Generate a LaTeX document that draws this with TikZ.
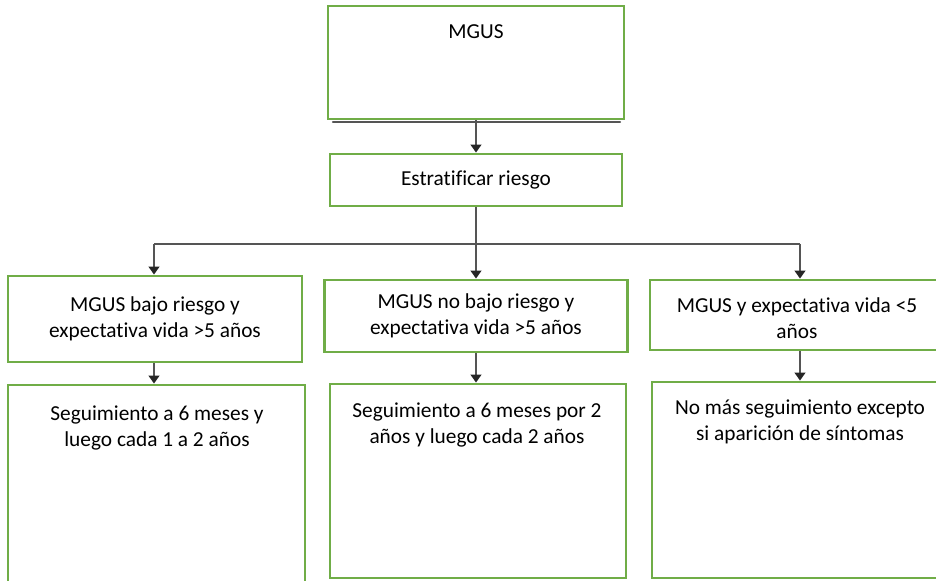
\documentclass[tikz,border=0pt]{standalone}
\usepackage{fontspec}
\setmainfont{Carlito}[Ligatures=NoCommon]
\usetikzlibrary{arrows.meta}
\definecolor{boxgreen}{HTML}{70AD47}
\definecolor{lineg}{HTML}{555555}
\definecolor{tipg}{HTML}{262626}
\begin{document}
\begin{tikzpicture}[x=0.75pt,y=-0.75pt,
  box/.style={draw=boxgreen,line width=2.1pt,fill=white,inner sep=0pt,align=center,
    font=\fontsize{16pt}{19.5pt}\selectfont},
  txt/.style={inner sep=0pt,align=center,font=\fontsize{16pt}{19.5pt}\selectfont},
  conn/.style={draw=lineg,line width=1.6pt},
  arr/.style={conn,-{Triangle[width=8pt,length=6pt,fill=tipg,color=tipg]}}]
\useasboundingbox (0,0) rectangle (936,581);
\clip (0,0) rectangle (936,581);
% boxes
\node[box,minimum width=296*0.75pt,minimum height=113*0.75pt] (mgus) at (476,62.5) {};
\node[txt] (tmgus) at (476,32) {MGUS};
\node[box,minimum width=292*0.75pt,minimum height=52*0.75pt] (strat) at (476,180) {Estratificar riesgo};
\node[box,minimum width=294*0.75pt,minimum height=86*0.75pt] (b1) at (155,319) {MGUS bajo riesgo y\\expectativa vida >5 años};
\node[box,minimum width=303*0.75pt,minimum height=72*0.75pt] (b2) at (476,316) {MGUS no bajo riesgo y\\expectativa vida >5 años};
\node[box,minimum width=310*0.75pt,minimum height=70*0.75pt] (b3) at (805,315) {};
\node[txt] (t3) at (797,318) {MGUS y expectativa vida <5\\años};
\node[box,minimum width=297*0.75pt,minimum height=215*0.75pt] (b4) at (156.5,492.5) {};
\node[txt] (t4) at (157,428) {Seguimiento a 6 meses y\\luego cada 1 a 2 años};
\node[box,minimum width=296*0.75pt,minimum height=194*0.75pt] (b5) at (478,481) {};
\node[txt] (t5) at (477,425) {Seguimiento a 6 meses por 2\\años y luego cada 2 años};
\node[box,minimum width=308*0.75pt,minimum height=196*0.75pt] (b6) at (806,480) {};
\node[txt] (t6) at (800,422) {No más seguimiento excepto\\si aparición de síntomas};
% connectors
\coordinate (busL) at (154,244);
\coordinate (busR) at (800,244);
\coordinate (mL) at (333,122);
\coordinate (mR) at (620,122);
\draw[conn,line cap=round] (mL) -- (mR);
\draw[arr] (mgus.south) -- (strat.north);
\draw[conn] (busL) -- (busR);
\draw[arr] (strat.south) -- (b2.north);
\draw[arr] (busL) -- (busL |- b1.north);
\draw[arr] (busR) -- (busR |- b3.north);
\draw[arr] (b1.south -| busL) -- (b4.north -| busL);
\draw[arr] (b2.south) -- (b2.south |- b5.north);
\draw[arr] (b3.south -| busR) -- (b6.north -| busR);
\end{tikzpicture}
\end{document}
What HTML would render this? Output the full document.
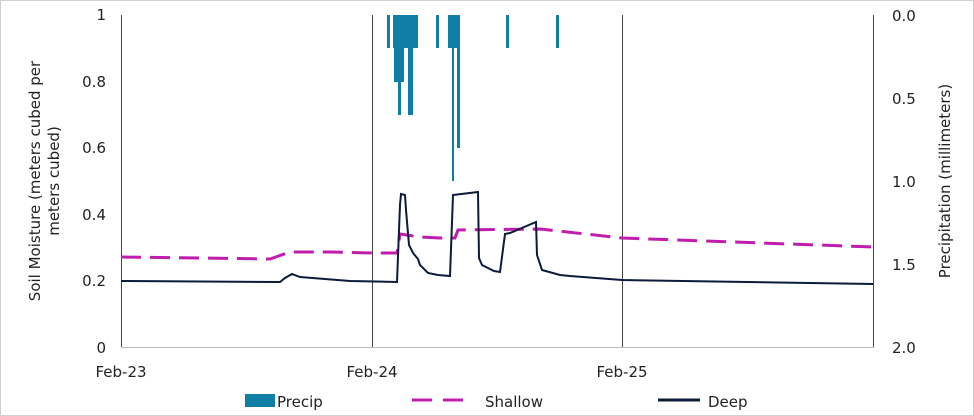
<!DOCTYPE html>
<html><head><meta charset="utf-8"><style>
html,body{margin:0;padding:0;background:#fff}
svg{display:block}
text{font-family:"DejaVu Sans","Liberation Sans",sans-serif;font-size:15px;fill:#222}
</style></head><body>
<svg width="974" height="416" viewBox="0 0 974 416">
<rect x="0.5" y="0.5" width="973" height="415" fill="#fff" stroke="#d0d0d0"/>
<g stroke="#444" stroke-width="1">
<line x1="121.5" y1="15" x2="121.5" y2="347"/>
<line x1="372.5" y1="15" x2="372.5" y2="347"/>
<line x1="622.5" y1="15" x2="622.5" y2="347"/>
<line x1="873.5" y1="15" x2="873.5" y2="347"/>
</g>
<line x1="121" y1="347.5" x2="874" y2="347.5" stroke="#bbb"/>
<g fill="#0f7fa6">
<rect x="387" y="15" width="3" height="33"/>
<rect x="393" y="15" width="10" height="33"/>
<rect x="394" y="15" width="10" height="67"/>
<rect x="398" y="15" width="3" height="100"/>
<rect x="404" y="15" width="4" height="33"/>
<rect x="408" y="15" width="5" height="100"/>
<rect x="413" y="15" width="5" height="33"/>
<rect x="436" y="15" width="3" height="33"/>
<rect x="448" y="15" width="11" height="33"/>
<rect x="452" y="15" width="2" height="166"/>
<rect x="457" y="15" width="3" height="133"/>
<rect x="506" y="15" width="3" height="33"/>
<rect x="556" y="15" width="3" height="33"/>
</g>
<polyline fill="none" stroke="#c01cad" stroke-width="3" stroke-dasharray="20,9" points="121,257 270,259 290,252 330,252 372,253 397,253 400,234 420,237 440,238 455,238 458,230 540,229 622,238 873,247"/>
<polyline fill="none" stroke="#0c1b3a" stroke-width="2" points="121,281 280,282 285,278 292,274 300,277 350,281 397,282 400,205 401,194 405,195 406,210 409,245 413,253 418,259 420,265 428,273 438,275 450,276 453,195 478,192 479,258 482,265 494,271 500,272 505,234 510,233 536,222 537,255 542,270 560,275 570,276 622,280 873,284"/>
<g text-anchor="end">
<text x="106" y="20">1</text>
<text x="106" y="87">0.8</text>
<text x="106" y="153">0.6</text>
<text x="106" y="220">0.4</text>
<text x="106" y="286">0.2</text>
<text x="106" y="353">0</text>
</g>
<g>
<text x="892" y="21">0.0</text>
<text x="892" y="104">0.5</text>
<text x="892" y="187">1.0</text>
<text x="892" y="270">1.5</text>
<text x="892" y="353">2.0</text>
</g>
<g text-anchor="middle">
<text x="121" y="377">Feb-23</text>
<text x="372" y="377">Feb-24</text>
<text x="622" y="377">Feb-25</text>
<text transform="translate(40,181) rotate(-90)">Soil Moisture (meters cubed per</text>
<text transform="translate(59,181) rotate(-90)">meters cubed)</text>
<text transform="translate(950,181) rotate(-90)">Precipitation  (millimeters)</text>
</g>
<rect x="245" y="394" width="30" height="13" fill="#0f7fa6"/>
<text x="277" y="407">Precip</text>
<line x1="412" y1="400" x2="474" y2="400" stroke="#c01cad" stroke-width="3" stroke-dasharray="20,11"/>
<text x="485" y="407">Shallow</text>
<line x1="658" y1="400" x2="700" y2="400" stroke="#0c1b3a" stroke-width="3"/>
<text x="708" y="407">Deep</text>
</svg>
</body></html>
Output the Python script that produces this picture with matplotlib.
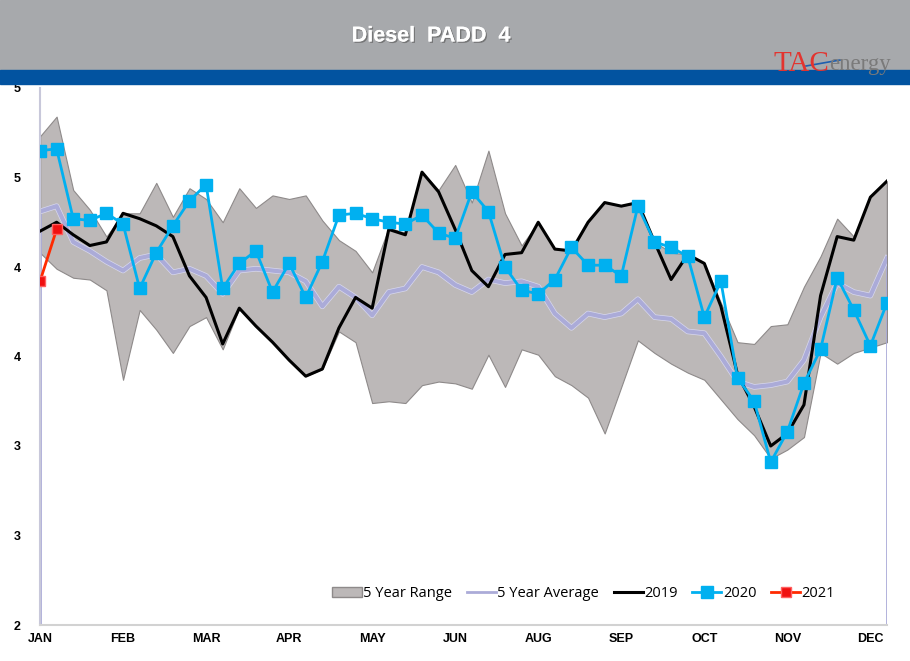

■ Instruction:
Show all lines from the records above where the word "with" occurs.

■ Answer to the problem:
Generate a LaTeX document that draws this with TikZ.
Output the Python script that produces this picture with matplotlib.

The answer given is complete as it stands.